*YOUR OBJECTIVE:* From the records below, transcribe only the lines running from the one with "Output the web" through the one with "const yLabelText = ['10', '30', '100', '300', '1000', '3000'];". Keep both of those end lines.

*DATASET EXCERPTS:*
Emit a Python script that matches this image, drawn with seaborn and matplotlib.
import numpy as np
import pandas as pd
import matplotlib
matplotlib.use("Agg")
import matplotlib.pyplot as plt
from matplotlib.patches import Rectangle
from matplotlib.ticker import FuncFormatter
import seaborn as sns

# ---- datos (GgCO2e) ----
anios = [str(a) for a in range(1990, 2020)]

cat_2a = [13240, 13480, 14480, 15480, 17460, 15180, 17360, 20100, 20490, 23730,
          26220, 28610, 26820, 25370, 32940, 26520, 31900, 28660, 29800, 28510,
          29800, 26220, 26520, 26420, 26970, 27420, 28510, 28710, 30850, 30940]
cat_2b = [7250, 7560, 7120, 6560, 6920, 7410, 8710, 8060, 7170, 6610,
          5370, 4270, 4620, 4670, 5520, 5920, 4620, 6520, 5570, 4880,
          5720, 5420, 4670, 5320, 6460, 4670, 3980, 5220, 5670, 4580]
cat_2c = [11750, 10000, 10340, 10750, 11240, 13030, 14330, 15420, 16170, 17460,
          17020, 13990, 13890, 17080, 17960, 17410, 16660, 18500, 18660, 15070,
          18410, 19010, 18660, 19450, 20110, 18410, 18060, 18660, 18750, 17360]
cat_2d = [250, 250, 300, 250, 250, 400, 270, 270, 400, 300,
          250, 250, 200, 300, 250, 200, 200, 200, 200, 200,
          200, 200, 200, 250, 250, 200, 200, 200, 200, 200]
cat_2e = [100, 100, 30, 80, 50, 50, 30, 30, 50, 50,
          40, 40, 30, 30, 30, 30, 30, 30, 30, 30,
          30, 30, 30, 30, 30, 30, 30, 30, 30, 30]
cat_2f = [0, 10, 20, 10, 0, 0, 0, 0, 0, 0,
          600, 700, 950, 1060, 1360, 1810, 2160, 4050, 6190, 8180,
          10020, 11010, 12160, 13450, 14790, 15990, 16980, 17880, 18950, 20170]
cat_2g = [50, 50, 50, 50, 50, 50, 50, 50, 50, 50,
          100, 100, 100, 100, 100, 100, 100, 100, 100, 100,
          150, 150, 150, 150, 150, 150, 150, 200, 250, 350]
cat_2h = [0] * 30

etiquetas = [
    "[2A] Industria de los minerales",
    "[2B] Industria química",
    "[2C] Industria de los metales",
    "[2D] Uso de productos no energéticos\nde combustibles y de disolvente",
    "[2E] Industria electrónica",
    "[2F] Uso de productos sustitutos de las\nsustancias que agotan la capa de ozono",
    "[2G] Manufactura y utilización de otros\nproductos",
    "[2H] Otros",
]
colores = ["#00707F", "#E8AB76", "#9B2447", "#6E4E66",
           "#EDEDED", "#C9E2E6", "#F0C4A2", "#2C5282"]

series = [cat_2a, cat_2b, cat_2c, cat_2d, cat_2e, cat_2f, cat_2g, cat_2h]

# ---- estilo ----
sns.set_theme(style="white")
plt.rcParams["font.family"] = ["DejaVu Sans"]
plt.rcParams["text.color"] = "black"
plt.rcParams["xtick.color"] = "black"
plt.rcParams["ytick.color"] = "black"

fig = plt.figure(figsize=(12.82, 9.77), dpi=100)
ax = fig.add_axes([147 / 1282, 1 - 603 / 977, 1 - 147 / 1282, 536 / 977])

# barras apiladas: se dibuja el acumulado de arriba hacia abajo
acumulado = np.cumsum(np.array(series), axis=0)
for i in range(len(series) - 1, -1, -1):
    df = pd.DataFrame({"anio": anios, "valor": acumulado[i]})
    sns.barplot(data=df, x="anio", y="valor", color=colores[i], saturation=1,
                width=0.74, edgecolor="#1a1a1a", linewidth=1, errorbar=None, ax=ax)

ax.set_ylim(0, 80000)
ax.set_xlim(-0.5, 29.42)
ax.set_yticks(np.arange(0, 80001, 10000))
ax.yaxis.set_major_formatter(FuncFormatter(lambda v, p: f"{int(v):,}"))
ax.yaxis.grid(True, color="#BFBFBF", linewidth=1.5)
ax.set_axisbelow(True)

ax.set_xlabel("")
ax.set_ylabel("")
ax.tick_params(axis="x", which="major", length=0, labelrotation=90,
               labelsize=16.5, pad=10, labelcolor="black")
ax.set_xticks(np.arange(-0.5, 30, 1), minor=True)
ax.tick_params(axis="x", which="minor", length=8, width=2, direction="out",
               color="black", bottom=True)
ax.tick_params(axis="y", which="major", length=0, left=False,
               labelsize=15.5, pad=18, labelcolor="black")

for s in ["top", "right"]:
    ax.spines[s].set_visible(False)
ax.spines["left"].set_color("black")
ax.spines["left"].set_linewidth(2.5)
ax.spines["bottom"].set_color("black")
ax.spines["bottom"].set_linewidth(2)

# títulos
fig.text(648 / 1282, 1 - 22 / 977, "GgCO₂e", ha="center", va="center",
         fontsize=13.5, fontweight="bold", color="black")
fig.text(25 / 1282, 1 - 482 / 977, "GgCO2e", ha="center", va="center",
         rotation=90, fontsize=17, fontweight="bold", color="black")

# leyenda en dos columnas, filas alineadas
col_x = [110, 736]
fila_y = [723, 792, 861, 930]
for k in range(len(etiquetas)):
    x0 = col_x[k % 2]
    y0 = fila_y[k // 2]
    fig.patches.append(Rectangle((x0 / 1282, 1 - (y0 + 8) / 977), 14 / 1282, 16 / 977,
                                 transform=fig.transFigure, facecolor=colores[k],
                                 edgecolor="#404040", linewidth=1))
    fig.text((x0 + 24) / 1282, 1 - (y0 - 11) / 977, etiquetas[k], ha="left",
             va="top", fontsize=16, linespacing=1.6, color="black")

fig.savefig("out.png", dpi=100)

==

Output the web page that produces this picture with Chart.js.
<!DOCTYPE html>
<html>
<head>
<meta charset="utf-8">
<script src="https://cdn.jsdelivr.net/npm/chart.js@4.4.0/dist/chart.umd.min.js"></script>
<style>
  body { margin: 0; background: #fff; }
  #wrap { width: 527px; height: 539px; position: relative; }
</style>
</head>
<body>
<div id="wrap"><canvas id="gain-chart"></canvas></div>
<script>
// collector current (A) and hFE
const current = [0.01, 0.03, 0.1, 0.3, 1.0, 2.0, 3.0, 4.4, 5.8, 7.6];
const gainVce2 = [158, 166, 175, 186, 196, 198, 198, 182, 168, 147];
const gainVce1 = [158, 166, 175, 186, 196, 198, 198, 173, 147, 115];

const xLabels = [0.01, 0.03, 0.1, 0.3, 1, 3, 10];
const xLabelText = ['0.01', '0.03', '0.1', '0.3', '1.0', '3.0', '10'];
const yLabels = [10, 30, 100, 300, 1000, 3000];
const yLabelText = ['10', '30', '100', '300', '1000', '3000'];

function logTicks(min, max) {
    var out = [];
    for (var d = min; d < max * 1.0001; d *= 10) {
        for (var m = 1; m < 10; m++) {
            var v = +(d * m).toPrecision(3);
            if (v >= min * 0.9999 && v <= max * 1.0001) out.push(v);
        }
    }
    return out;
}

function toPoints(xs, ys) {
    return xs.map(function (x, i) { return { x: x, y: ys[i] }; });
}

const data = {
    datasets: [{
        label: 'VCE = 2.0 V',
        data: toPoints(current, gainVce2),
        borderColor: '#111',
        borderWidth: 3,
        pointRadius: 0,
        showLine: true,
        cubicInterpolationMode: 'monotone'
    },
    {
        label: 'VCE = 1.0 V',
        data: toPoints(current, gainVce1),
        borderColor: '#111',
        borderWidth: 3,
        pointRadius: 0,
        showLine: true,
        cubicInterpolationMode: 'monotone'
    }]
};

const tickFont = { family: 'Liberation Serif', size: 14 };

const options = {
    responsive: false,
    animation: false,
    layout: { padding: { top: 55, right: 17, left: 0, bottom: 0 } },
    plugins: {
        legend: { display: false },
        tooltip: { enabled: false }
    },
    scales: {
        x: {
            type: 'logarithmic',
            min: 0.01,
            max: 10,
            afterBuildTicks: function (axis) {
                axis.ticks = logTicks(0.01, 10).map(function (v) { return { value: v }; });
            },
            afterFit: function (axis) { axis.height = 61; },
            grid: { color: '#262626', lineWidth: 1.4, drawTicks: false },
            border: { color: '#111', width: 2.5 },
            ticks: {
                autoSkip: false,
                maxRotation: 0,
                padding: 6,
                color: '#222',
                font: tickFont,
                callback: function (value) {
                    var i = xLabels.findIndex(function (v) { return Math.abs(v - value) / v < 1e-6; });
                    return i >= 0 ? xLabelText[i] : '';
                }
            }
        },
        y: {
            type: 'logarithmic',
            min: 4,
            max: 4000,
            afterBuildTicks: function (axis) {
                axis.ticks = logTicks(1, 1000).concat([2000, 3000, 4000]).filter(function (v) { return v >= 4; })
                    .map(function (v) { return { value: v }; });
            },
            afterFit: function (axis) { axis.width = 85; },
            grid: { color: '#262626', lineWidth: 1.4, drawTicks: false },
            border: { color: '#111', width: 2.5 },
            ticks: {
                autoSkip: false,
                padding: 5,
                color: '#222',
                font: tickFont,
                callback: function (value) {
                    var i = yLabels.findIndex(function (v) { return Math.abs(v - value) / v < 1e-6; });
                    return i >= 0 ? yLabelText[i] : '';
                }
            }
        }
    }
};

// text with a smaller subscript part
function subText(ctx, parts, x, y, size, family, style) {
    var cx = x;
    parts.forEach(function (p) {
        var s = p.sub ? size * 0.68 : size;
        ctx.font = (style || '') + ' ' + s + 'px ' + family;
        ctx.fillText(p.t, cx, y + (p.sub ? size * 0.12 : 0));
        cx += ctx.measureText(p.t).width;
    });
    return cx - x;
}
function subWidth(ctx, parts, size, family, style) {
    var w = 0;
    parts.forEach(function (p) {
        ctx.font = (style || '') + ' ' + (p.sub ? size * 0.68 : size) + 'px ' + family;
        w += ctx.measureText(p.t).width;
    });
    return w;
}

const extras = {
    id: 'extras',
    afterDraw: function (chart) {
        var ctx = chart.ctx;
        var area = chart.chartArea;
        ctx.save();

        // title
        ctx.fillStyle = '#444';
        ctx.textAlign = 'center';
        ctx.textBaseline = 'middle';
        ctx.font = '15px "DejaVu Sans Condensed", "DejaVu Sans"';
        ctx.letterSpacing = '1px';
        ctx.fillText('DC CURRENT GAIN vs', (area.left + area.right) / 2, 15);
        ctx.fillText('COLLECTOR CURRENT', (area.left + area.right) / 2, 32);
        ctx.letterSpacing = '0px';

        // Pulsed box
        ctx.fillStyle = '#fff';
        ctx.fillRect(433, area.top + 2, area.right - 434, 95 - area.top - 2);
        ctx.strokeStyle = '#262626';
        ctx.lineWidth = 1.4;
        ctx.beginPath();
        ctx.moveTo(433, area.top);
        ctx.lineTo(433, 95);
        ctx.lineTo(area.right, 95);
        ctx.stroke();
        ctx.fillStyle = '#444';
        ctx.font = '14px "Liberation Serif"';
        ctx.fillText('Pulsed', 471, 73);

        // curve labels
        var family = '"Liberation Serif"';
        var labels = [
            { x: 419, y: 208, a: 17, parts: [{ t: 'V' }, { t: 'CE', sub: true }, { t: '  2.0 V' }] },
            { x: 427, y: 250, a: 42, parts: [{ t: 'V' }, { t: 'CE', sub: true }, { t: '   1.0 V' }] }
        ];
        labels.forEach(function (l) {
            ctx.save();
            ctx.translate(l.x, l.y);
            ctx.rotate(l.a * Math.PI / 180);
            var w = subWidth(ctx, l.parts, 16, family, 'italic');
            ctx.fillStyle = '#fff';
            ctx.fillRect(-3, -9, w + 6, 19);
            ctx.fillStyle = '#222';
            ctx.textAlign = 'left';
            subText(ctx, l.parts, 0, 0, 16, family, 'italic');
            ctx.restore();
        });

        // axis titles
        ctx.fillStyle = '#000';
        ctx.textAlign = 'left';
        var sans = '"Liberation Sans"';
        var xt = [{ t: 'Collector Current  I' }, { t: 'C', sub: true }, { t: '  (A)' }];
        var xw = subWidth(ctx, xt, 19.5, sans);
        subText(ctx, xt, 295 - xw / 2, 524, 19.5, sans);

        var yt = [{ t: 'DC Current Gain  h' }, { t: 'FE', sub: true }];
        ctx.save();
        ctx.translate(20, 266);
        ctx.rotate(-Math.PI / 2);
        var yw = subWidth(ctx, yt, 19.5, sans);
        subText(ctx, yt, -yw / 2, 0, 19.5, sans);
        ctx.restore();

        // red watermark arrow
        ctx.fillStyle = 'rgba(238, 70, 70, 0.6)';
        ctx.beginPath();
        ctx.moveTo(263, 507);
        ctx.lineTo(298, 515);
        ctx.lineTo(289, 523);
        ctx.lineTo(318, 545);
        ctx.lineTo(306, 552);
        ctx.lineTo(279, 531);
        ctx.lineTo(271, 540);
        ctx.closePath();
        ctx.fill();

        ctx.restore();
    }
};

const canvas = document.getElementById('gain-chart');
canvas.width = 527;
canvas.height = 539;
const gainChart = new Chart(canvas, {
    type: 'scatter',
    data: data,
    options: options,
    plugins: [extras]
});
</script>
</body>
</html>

*WRITTEN SOLUTION:*
Output the web page that produces this picture with Chart.js.
<!DOCTYPE html>
<html>
<head>
<meta charset="utf-8">
<script src="https://cdn.jsdelivr.net/npm/chart.js@4.4.0/dist/chart.umd.min.js"></script>
<style>
  body { margin: 0; background: #fff; }
  #wrap { width: 527px; height: 539px; position: relative; }
</style>
</head>
<body>
<div id="wrap"><canvas id="gain-chart"></canvas></div>
<script>
// collector current (A) and hFE
const current = [0.01, 0.03, 0.1, 0.3, 1.0, 2.0, 3.0, 4.4, 5.8, 7.6];
const gainVce2 = [158, 166, 175, 186, 196, 198, 198, 182, 168, 147];
const gainVce1 = [158, 166, 175, 186, 196, 198, 198, 173, 147, 115];

const xLabels = [0.01, 0.03, 0.1, 0.3, 1, 3, 10];
const xLabelText = ['0.01', '0.03', '0.1', '0.3', '1.0', '3.0', '10'];
const yLabels = [10, 30, 100, 300, 1000, 3000];
const yLabelText = ['10', '30', '100', '300', '1000', '3000'];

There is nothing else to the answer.